*Problem*.
Will you quote precisely the lines that run from the top of the material below to the line containing "color=colors[2], label=series_names[2], zorder=3)", both ends included?

## begin Data for this exercise

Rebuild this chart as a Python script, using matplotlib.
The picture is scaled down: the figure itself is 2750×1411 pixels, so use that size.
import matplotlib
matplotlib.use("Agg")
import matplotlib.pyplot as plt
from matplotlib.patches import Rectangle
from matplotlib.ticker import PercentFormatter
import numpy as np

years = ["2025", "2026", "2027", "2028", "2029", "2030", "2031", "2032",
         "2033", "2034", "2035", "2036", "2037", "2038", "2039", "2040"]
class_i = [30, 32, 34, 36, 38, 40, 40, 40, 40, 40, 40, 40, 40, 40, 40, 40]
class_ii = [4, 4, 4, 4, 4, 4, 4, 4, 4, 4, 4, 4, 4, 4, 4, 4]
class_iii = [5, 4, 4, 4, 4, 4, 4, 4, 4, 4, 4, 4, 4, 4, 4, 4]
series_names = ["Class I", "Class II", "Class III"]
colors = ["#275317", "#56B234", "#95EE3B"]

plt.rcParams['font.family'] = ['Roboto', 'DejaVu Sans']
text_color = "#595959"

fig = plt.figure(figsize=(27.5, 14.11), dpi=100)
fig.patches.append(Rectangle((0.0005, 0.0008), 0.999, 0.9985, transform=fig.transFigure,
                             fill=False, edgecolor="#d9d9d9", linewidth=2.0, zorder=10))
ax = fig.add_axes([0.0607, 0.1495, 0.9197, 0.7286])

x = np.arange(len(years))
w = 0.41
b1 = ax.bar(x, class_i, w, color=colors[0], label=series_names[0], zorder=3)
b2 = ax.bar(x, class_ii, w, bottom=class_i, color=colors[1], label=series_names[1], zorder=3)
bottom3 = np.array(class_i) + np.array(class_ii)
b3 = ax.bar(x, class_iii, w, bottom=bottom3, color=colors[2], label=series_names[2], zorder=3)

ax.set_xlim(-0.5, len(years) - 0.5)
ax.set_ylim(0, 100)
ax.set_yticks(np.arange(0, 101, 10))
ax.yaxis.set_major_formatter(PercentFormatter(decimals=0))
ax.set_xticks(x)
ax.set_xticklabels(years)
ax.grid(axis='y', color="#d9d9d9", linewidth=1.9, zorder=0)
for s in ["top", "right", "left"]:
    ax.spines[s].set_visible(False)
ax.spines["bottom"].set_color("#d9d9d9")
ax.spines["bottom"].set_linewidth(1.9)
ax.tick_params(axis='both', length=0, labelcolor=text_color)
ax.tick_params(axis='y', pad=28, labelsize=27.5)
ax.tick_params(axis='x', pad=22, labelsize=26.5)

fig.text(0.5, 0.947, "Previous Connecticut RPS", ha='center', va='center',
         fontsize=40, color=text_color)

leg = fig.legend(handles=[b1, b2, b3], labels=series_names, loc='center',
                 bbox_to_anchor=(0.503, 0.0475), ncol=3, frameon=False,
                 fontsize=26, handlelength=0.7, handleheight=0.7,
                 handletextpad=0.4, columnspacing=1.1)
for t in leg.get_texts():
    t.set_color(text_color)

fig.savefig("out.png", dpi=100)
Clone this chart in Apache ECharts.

## end Data for this exercise

*Exercise answer*.
Rebuild this chart as a Python script, using matplotlib.
The picture is scaled down: the figure itself is 2750×1411 pixels, so use that size.
import matplotlib
matplotlib.use("Agg")
import matplotlib.pyplot as plt
from matplotlib.patches import Rectangle
from matplotlib.ticker import PercentFormatter
import numpy as np

years = ["2025", "2026", "2027", "2028", "2029", "2030", "2031", "2032",
         "2033", "2034", "2035", "2036", "2037", "2038", "2039", "2040"]
class_i = [30, 32, 34, 36, 38, 40, 40, 40, 40, 40, 40, 40, 40, 40, 40, 40]
class_ii = [4, 4, 4, 4, 4, 4, 4, 4, 4, 4, 4, 4, 4, 4, 4, 4]
class_iii = [5, 4, 4, 4, 4, 4, 4, 4, 4, 4, 4, 4, 4, 4, 4, 4]
series_names = ["Class I", "Class II", "Class III"]
colors = ["#275317", "#56B234", "#95EE3B"]

plt.rcParams['font.family'] = ['Roboto', 'DejaVu Sans']
text_color = "#595959"

fig = plt.figure(figsize=(27.5, 14.11), dpi=100)
fig.patches.append(Rectangle((0.0005, 0.0008), 0.999, 0.9985, transform=fig.transFigure,
                             fill=False, edgecolor="#d9d9d9", linewidth=2.0, zorder=10))
ax = fig.add_axes([0.0607, 0.1495, 0.9197, 0.7286])

x = np.arange(len(years))
w = 0.41
b1 = ax.bar(x, class_i, w, color=colors[0], label=series_names[0], zorder=3)
b2 = ax.bar(x, class_ii, w, bottom=class_i, color=colors[1], label=series_names[1], zorder=3)
bottom3 = np.array(class_i) + np.array(class_ii)
b3 = ax.bar(x, class_iii, w, bottom=bottom3, color=colors[2], label=series_names[2], zorder=3)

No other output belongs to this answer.